Multilingual Europe and Multilingual India: Lessons to Learn from Each Other

Asha Sarangi

Jawaharlal Nehru University, New Delhi, India

WS153: Constructing Multilingual Europe? Micro and Macro Perspectives

The paper examines layers of linguistic hierarchies and practices shaping the political, social and cultural future of India, an excessively multilingual and multicultural country in the modern world. More specifically, I will look at the institutional mechanisms and political ideologies that went into the making of the language planning and policy of post-colonial India. These policies and programs have continued to affect the democratic governance and plural cultural and social order of the country.

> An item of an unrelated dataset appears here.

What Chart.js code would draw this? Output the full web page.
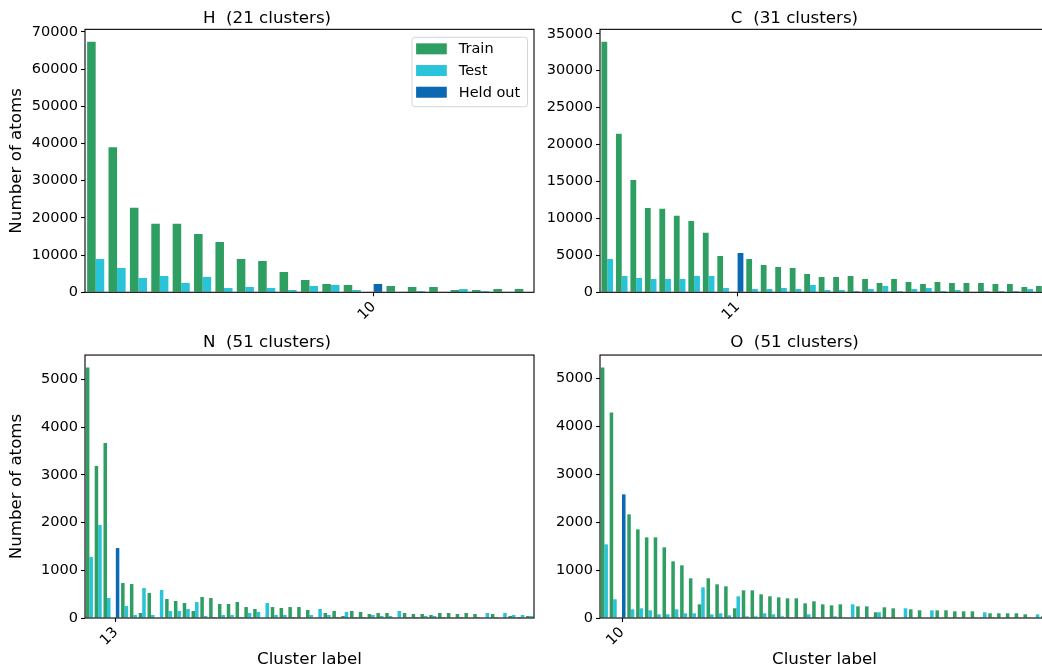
<!DOCTYPE html>
<html>
<head>
<meta charset="utf-8">
<title>Atoms per cluster</title>
<script src="https://cdn.jsdelivr.net/npm/chart.js@4/dist/chart.umd.min.js"></script>
<style>
  html, body { margin: 0; padding: 0; background: #fff; overflow: hidden; width: 1042px; height: 671px; }
  canvas { position: absolute; }
</style>
</head>
<body>
<canvas id="panelH" width="545" height="330" style="left:0;top:0"></canvas>
<canvas id="panelC" width="520" height="330" style="left:540px;top:0"></canvas>
<canvas id="panelN" width="545" height="341" style="left:0;top:330px"></canvas>
<canvas id="panelO" width="520" height="341" style="left:540px;top:330px"></canvas>
<script>
// Atom counts per cluster, clusters ordered by training count.
const hTrain = [67300, 39000, 22700, 18400, 18400, 15700, 13500, 8950, 8400, 5450, 3300, 2230, 1960, 0, 1700, 1420, 1420, 620, 620, 890, 890];
const hTest  = [8950, 6530, 3850, 4380, 2500, 4100, 1160, 1420, 1160, 620, 1700, 1960, 620, 0, 0, 350, 0, 890, 350, 0, 0];
const hHeldAt = 13, hHeldValue = 2230, hHeldLabel = '10';

const cTrain = [33900, 21450, 15200, 11400, 11300, 10350, 9650, 8050, 4900, 0, 4500, 3700, 3430, 3300, 2480, 2070, 2070, 2210, 1800, 1260, 1800, 1400, 1130, 1400, 1260, 1260, 1260, 1130, 1130, 720, 850];
const cTest  = [4500, 2200, 1950, 1800, 1800, 1800, 2200, 2200, 580, 0, 450, 450, 580, 450, 990, 310, 310, 180, 450, 850, 180, 450, 580, 180, 310, 0, 180, 180, 180, 450, 0];
const cHeldAt = 9, cHeldValue = 5330, cHeldLabel = '11';

const nTrain = [5250, 3184, 3666, 0, 733, 712, 105, 524, 0, 398, 356, 314, 147, 440, 419, 293, 293, 335, 230, 189, 0, 230, 210, 230, 230, 168, 0, 105, 147, 42, 147, 126, 84, 105, 105, 0, 105, 84, 84, 63, 105, 105, 84, 105, 84, 0, 84, 0, 42, 21, 42];
const nTest  = [1278, 1948, 419, 0, 251, 63, 628, 63, 587, 147, 147, 189, 335, 42, 21, 63, 63, 21, 105, 126, 314, 63, 63, 21, 0, 63, 189, 63, 21, 126, 21, 21, 63, 42, 42, 147, 21, 21, 42, 42, 21, 0, 21, 0, 21, 105, 21, 105, 63, 63, 42];
const nHeldAt = 3, nHeldValue = 1466, nHeldLabel = '13';

const oTrain = [5220, 4285, 0, 2160, 1848, 1681, 1681, 1473, 1181, 1098, 827, 285, 827, 702, 660, 202, 577, 577, 494, 452, 431, 410, 410, 306, 348, 285, 264, 285, 0, 243, 243, 119, 223, 202, 0, 181, 160, 0, 160, 160, 140, 140, 140, 15, 98, 98, 98, 98, 77, 0, 40];
const oTest  = [1535, 390, 0, 181, 202, 160, 77, 77, 181, 98, 98, 639, 77, 98, 56, 452, 35, 35, 98, 77, 35, 15, 15, 77, 15, 15, 35, 0, 285, 15, 15, 119, 15, 0, 202, 0, 0, 160, 0, 0, 15, 0, 15, 119, 15, 0, 0, 0, 15, 77, 0];
const oHeldAt = 2, oHeldValue = 2577, oHeldLabel = '10';

const seriesNames = ['Train', 'Test', 'Held out'];
const seriesColors = ['#2f9e62', '#29c3da', '#0b68b3'];

const FONT = 'DejaVu Sans';
Chart.defaults.font.family = FONT;
Chart.defaults.color = '#000';

// Full box around the plotting area.
const frame = {
  id: 'frame',
  afterDatasetsDraw(chart) {
    const { ctx, chartArea: a } = chart;
    ctx.save();
    ctx.strokeStyle = '#000';
    ctx.lineWidth = 1.1;
    ctx.strokeRect(a.left, a.top, a.right - a.left, a.bottom - a.top);
    ctx.restore();
  }
};

// Boxed legend in the upper right corner of the plotting area.
const boxedLegend = {
  id: 'boxedLegend',
  afterDatasetsDraw(chart, args, opts) {
    if (!opts.show) return;
    const { ctx, chartArea: a } = chart;
    const w = 115.5, h = 69.5;
    const x = a.right - 7 - w, y = a.top + 7.4;
    ctx.save();
    ctx.beginPath();
    ctx.roundRect(x + 0.5, y + 0.5, w, h, 3);
    ctx.fillStyle = 'rgba(255,255,255,0.8)';
    ctx.fill();
    ctx.strokeStyle = '#d5d5d5';
    ctx.lineWidth = 1;
    ctx.stroke();
    ctx.font = '14.5px "' + FONT + '"';
    ctx.textBaseline = 'middle';
    chart.data.datasets.forEach((ds, i) => {
      const ry = y + 6.6 + i * 21.7;
      ctx.fillStyle = ds.backgroundColor;
      ctx.fillRect(x + 4.6, ry, 30.7, 11);
      ctx.fillStyle = '#000';
      ctx.fillText(ds.label, x + 47.3, ry + 6);
    });
    ctx.restore();
  }
};

function panel(id, p) {
  const idx = p.train.map((_, i) => i);
  const heldSeries = idx.map(i => (i === p.heldAt ? p.heldValue : null));
  const top = Math.max(...p.train, ...p.test, p.heldValue) * 1.05;
  return new Chart(document.getElementById(id), {
    type: 'bar',
    data: {
      labels: idx,
      datasets: [
        { label: seriesNames[0], data: p.train, backgroundColor: seriesColors[0], stack: 'left' },
        { label: seriesNames[1], data: p.test, backgroundColor: seriesColors[1], stack: 'right' },
        { label: seriesNames[2], data: heldSeries, backgroundColor: seriesColors[2], stack: 'right' }
      ]
    },
    options: {
      responsive: false,
      animation: false,
      devicePixelRatio: 1,
      categoryPercentage: 0.8,
      barPercentage: 1.0,
      borderWidth: 0,
      layout: { padding: { left: 0, right: 11, top: 0, bottom: 0 } },
      plugins: {
        legend: { display: false },
        tooltip: { enabled: false },
        boxedLegend: { show: p.legend },
        title: {
          display: true,
          text: p.title,
          color: '#000',
          font: { size: 16.7, weight: 'normal', family: FONT },
          padding: p.titlePad
        }
      },
      scales: {
        x: {
          type: 'category',
          offset: true,
          border: { display: false },
          grid: {
            offset: false,
            drawOnChartArea: false,
            drawTicks: true,
            tickLength: 4,
            tickWidth: 1.1,
            tickColor: (ctx) => (ctx.index === p.heldAt ? '#000' : 'rgba(0,0,0,0)')
          },
          ticks: {
            autoSkip: false,
            minRotation: 45,
            maxRotation: 45,
            padding: 2,
            color: '#000',
            font: { size: 14.5, family: FONT },
            callback: (v, i) => (i === p.heldAt ? p.heldLabel : '')
          },
          title: {
            display: p.xTitle,
            text: 'Cluster label',
            color: '#000',
            font: { size: 16.7, family: FONT },
            padding: { top: 0, bottom: 1 }
          },
          afterFit: (s) => { s.height = p.xHeight; }
        },
        y: {
          min: 0,
          max: top,
          border: { display: false },
          grid: { drawOnChartArea: false, drawTicks: true, tickLength: 4, tickWidth: 1.1, tickColor: '#000' },
          ticks: {
            padding: 3,
            color: '#000',
            font: { size: 14.5, family: FONT },
            callback: (v) => String(v)
          },
          // Round-number ticks every `step` up to the axis top.
          afterBuildTicks: (s) => {
            const ticks = [];
            for (let v = 0; v <= s.max; v += p.step) ticks.push({ value: v });
            s.ticks = ticks;
          },
          title: {
            display: p.yTitle,
            text: 'Number of atoms',
            color: '#000',
            font: { size: 16.7, family: FONT },
            padding: { top: 7, bottom: 0 }
          },
          afterFit: (s) => { s.width = p.yWidth; }
        }
      }
    },
    plugins: [frame, boxedLegend]
  });
}

const topTitlePad = { top: 8.3, bottom: 1 };
const bottomTitlePad = { top: 3, bottom: 2 };

panel('panelH', { title: 'H  (21 clusters)', train: hTrain, test: hTest, heldAt: hHeldAt, heldValue: hHeldValue, heldLabel: hHeldLabel,
  step: 10000, yTitle: true, xTitle: false, legend: true, yWidth: 85, xHeight: 37.7, titlePad: topTitlePad });
panel('panelC', { title: 'C  (31 clusters)', train: cTrain, test: cTest, heldAt: cHeldAt, heldValue: cHeldValue, heldLabel: cHeldLabel,
  step: 5000, yTitle: false, xTitle: false, legend: false, yWidth: 60, xHeight: 37.7, titlePad: topTitlePad });
panel('panelN', { title: 'N  (51 clusters)', train: nTrain, test: nTest, heldAt: nHeldAt, heldValue: nHeldValue, heldLabel: nHeldLabel,
  step: 1000, yTitle: true, xTitle: true, legend: false, yWidth: 85, xHeight: 53, titlePad: bottomTitlePad });
panel('panelO', { title: 'O  (51 clusters)', train: oTrain, test: oTest, heldAt: oHeldAt, heldValue: oHeldValue, heldLabel: oHeldLabel,
  step: 1000, yTitle: false, xTitle: true, legend: false, yWidth: 60, xHeight: 53, titlePad: bottomTitlePad });
</script>
</body>
</html>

The Indian state’s efforts to institute language policies- such as the three language formula in the school education, bilingual practices in the administrative spheres and multilingual social recognition and acceptance of twenty two official languages enshrined in the constitution along with more than sixteen hundred existing languages and dialects in the society at large – have continued to result in various forms of economic, social and cultural exclusion of people and communities not ready to integrate and assimilate within this cultural mosaic of multi-lingual India. The making and remaking of the states and their boundaries along the linguistic and territorial criteria has further added to this intricate exercise since the fourteen states within the Indian Union at the time of independence have now been broken into twenty eight states. Furthermore, the demands for newer states along the criteria of linguistic cultural contiguity and social homogeneity have continued to be on rise since independence. It is instructive to see as to how the Indian state has managed, successfully or not, to pull along with such linguistic cultural diversity within a democratic political framework. It is in this context that Indian case does provide a useful and an innovative example to learn from for new multi-lingual Europe of our times.

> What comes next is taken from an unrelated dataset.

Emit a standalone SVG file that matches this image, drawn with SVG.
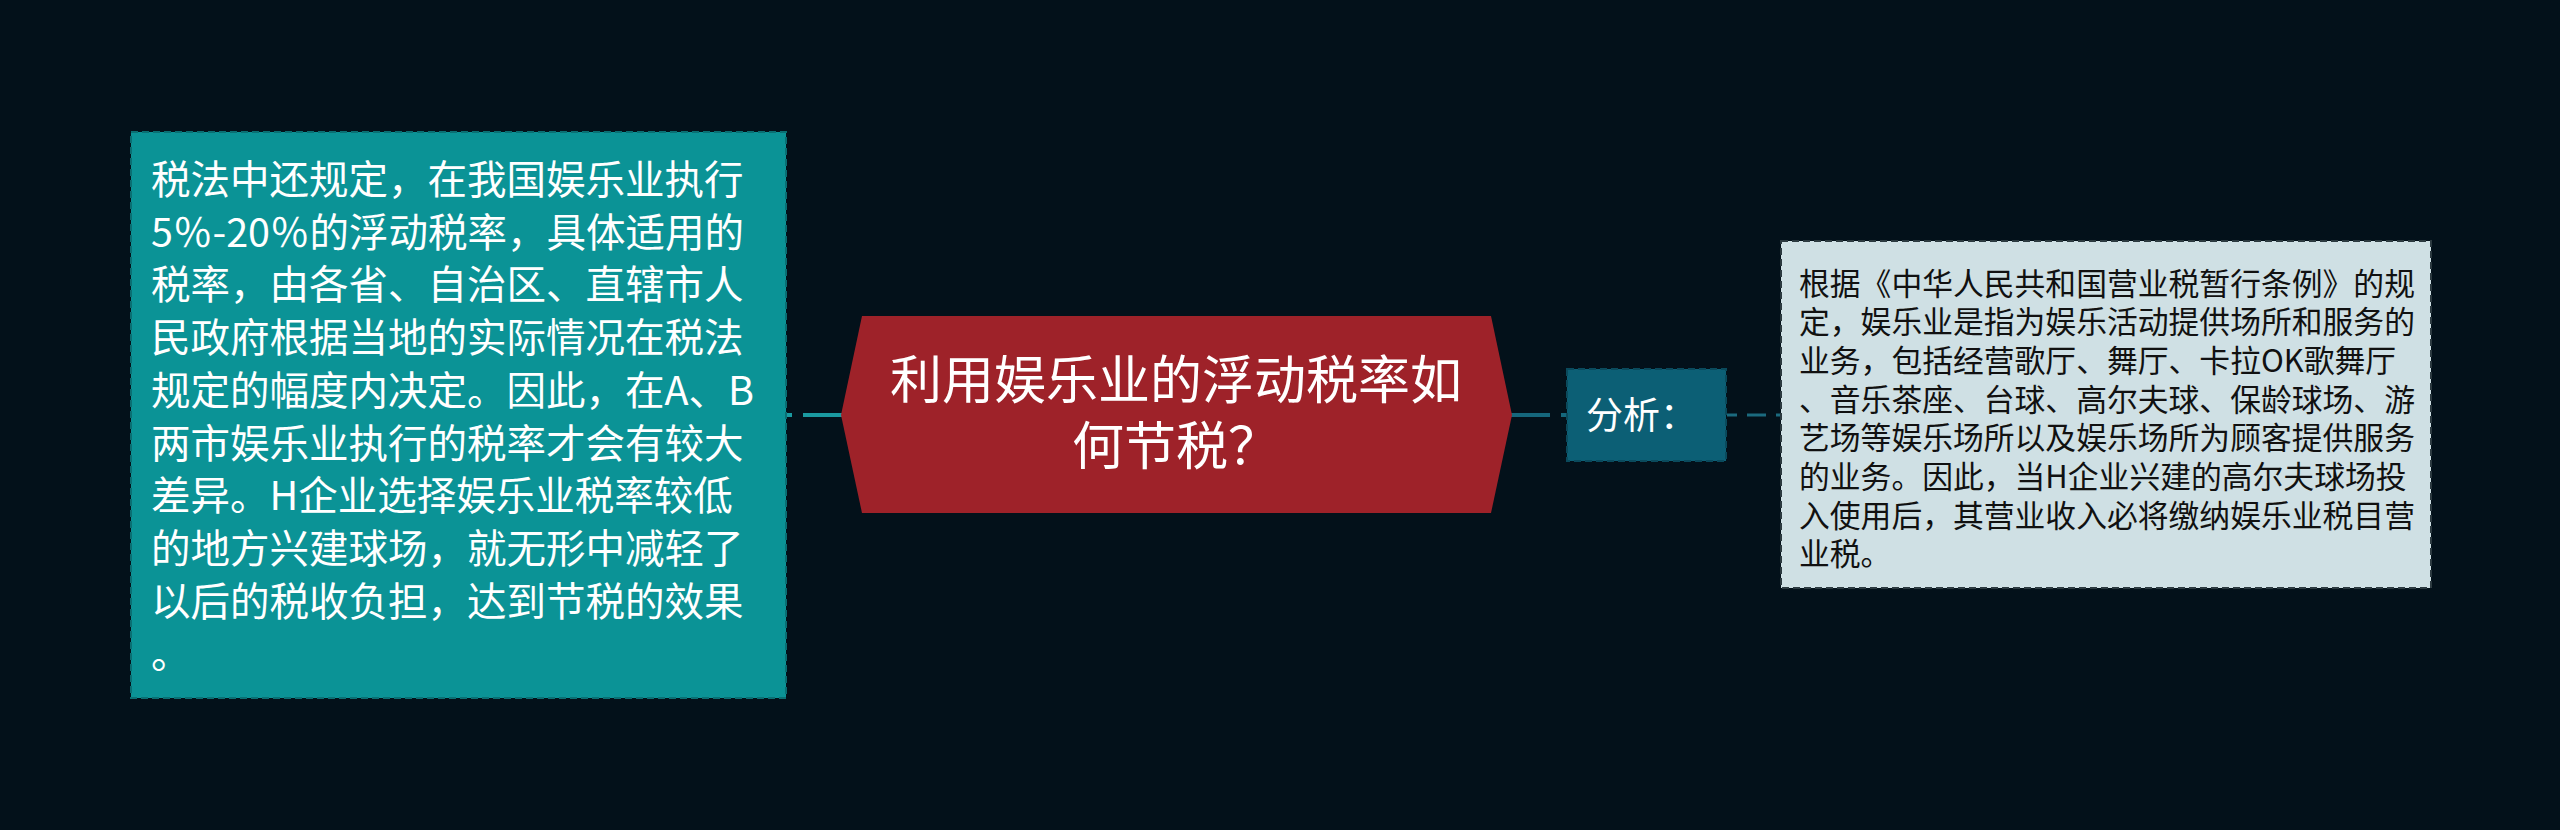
<svg xmlns="http://www.w3.org/2000/svg" width="2560" height="830" viewBox="0 0 2560 830">
<style>
text{font-family:"Noto Sans CJK SC","Noto Sans",sans-serif;}
.lt{font-size:39.5px;fill:#ffffff;}
.ct{font-size:52px;fill:#ffffff;text-anchor:middle;}
.at{font-size:37px;fill:#ffffff;}
.rt{font-size:30.8px;fill:#111111;}
.box{stroke-width:2;stroke-dasharray:7 4;}
</style>
<rect x="0" y="0" width="2560" height="830" fill="#03111a"/>
<g id="connectors">
<line x1="787" y1="415" x2="843" y2="415" stroke="#1a9aa0" stroke-width="4" stroke-dasharray="40 11" transform="rotate(180 815 415)"/>
<line x1="1510" y1="415" x2="1568" y2="415" stroke="#15677c" stroke-width="4" stroke-dasharray="40 11"/>
<line x1="1727" y1="415" x2="1782" y2="415" stroke="#1b6a7e" stroke-width="3" stroke-dasharray="19 10" stroke-dashoffset="9"/>
</g>
<g id="node-left">
<rect class="box" x="131" y="132" width="655" height="566" fill="#0b9396" stroke="#0a6f73"/>
<text class="lt" x="151" y="194">税法中还规定，在我国娱乐业执行</text>
<text class="lt" x="151" y="246.7">5％-20％的浮动税率，具体适用的</text>
<text class="lt" x="151" y="299.4">税率，由各省、自治区、直辖市人</text>
<text class="lt" x="151" y="352.1">民政府根据当地的实际情况在税法</text>
<text class="lt" x="151" y="404.8">规定的幅度内决定。因此，在A、B</text>
<text class="lt" x="151" y="457.5">两市娱乐业执行的税率才会有较大</text>
<text class="lt" x="151" y="510.2">差异。H企业选择娱乐业税率较低</text>
<text class="lt" x="151" y="562.9">的地方兴建球场，就无形中减轻了</text>
<text class="lt" x="151" y="615.6">以后的税收负担，达到节税的效果</text>
<text class="lt" x="151" y="668.3">。</text>
</g>
<g id="node-center">
<polygon points="841,415 862,316 1491,316 1512,415 1491,513 862,513" fill="#9e2229"/>
<text class="ct" x="1176" y="399">利用娱乐业的浮动税率如</text>
<text class="ct" x="1176" y="465">何节税？</text>
</g>
<g id="node-analysis">
<rect class="box" x="1567" y="369" width="159" height="92" fill="#0c5f75" stroke="#0a4a5c"/>
<text class="at" x="1586" y="429">分析：</text>
</g>
<g id="node-right">
<rect class="box" x="1781" y="241" width="650" height="347" fill="#cfe0e4" stroke="#2c3a40"/>
<text class="rt" x="1799" y="294.5">根据《中华人民共和国营业税暂行条例》的规</text>
<text class="rt" x="1799" y="333.2">定，娱乐业是指为娱乐活动提供场所和服务的</text>
<text class="rt" x="1799" y="371.9">业务，包括经营歌厅、舞厅、卡拉OK歌舞厅</text>
<text class="rt" x="1799" y="410.6">、音乐茶座、台球、高尔夫球、保龄球场、游</text>
<text class="rt" x="1799" y="449.3">艺场等娱乐场所以及娱乐场所为顾客提供服务</text>
<text class="rt" x="1799" y="488">的业务。因此，当H企业兴建的高尔夫球场投</text>
<text class="rt" x="1799" y="526.7">入使用后，其营业收入必将缴纳娱乐业税目营</text>
<text class="rt" x="1799" y="565.4">业税。</text>
</g>
</svg>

The cultural heritage of linguistic diversity of Europe has continued to overshadow the present political and cultural predicament of New Europe of the twenty first century. The disintegration and reintegration of Europe has been a long drawn process that has resulted in various economic, political and cultural policies and programmes on the part of the state in dealing with the problems of diversity and differences within the nation-state boundaries of contemporary Europe. On the other hand, the latter has shared colonial/imperial ties with its colonies which are now independent nation-states, having evolved their own political and cultural order. It is in this context that Europe and non-European contexts can be mutually instructive and imperative. Whether the multi-lingual Europe of today will remain so or less multilingual will be a consequence of policies, programmes and practices on the part of both state and society, both of which are in the process of historical transition at this moment. Can we say that European experience of today has already been, partially, thought of and dealt with, however differently, within the Indian experience of linguistic-cultural diversity and its assimilation into the democratic polity of the last fifty years? In this regard, multi-lingual European experience and Multi-lingual Indian experiences can be considered as being more complementary in nature.